Si hoy los cubanos prefieren beber cervezas foráneas antes que marcas nacionales es porque su relación calidad-precio-disponibilidad supera a las locales. Lo mismo se aplica para cigarrillos y tabacos que, vía Panamá, inundan los timbiriches que por toda La Habana reparten nicotina. La única manera real de invertir tal tendencia es mejorando el producto nacional vía innovación, no encarecer el extranjero.
No es secreto que la incapacidad para competir en igualdad de condiciones con productores de otras latitudes, de estas que son las más antiguas industrias exportadoras cubanas (azúcar y ganadería ya murieron) tiene una solo causa: el monopolio estatal, el socialismo, el castrismo, el fidelismo… en fin, el mal. La solución solo vendría, entonces, de avanzar en sentido contrario.
Pero es claro que aparte del afán recaudatorio (los aranceles representan el 14% de los ingresos del Estado) este aumento del proteccionismo castrista no tiene como objetivo proteger una industria nacional, a la cual de nada sirven estos aranceles histéricamente quintuplicados, cuando su única y obvia salvación sería la privatización de todo el proceso de producción, transporte, almacenamiento, procesado y comercialización, algo en lo que no hay avance alguno.
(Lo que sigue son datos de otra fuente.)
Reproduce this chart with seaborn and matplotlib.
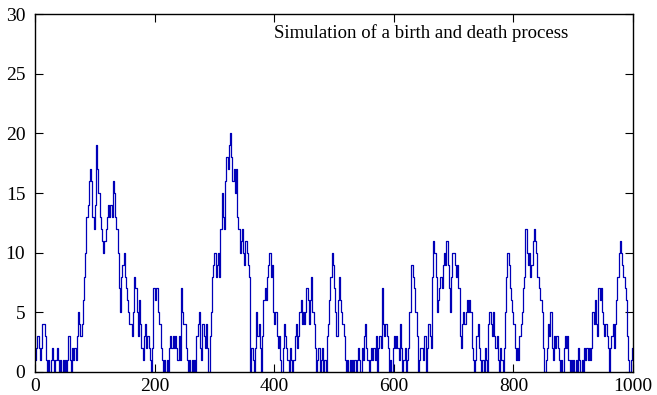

El castrismo, como siempre, está priorizando sus intereses por sobre los de la nación. En este caso, está cuidando su estanco del tabaco y una persecución que mantiene al comercio «ilegal» de bebidas espirituosas más perruna que la que forzó, durante tres siglos, un intenso comercio de contrabando al sur del oriente cubano.
Mediante esta presión arancelaria el castrismo quiere evitar que, tal como el país pasó de referente mundial en la exportación de derivados de la caña y de la res a no tener ni azúcar ni carne, pase ahora de reconocido exportador, a importador neto de derivados del alcohol y el tabaco. ¿Será que les da vergüenza o que les duele el bolsillo?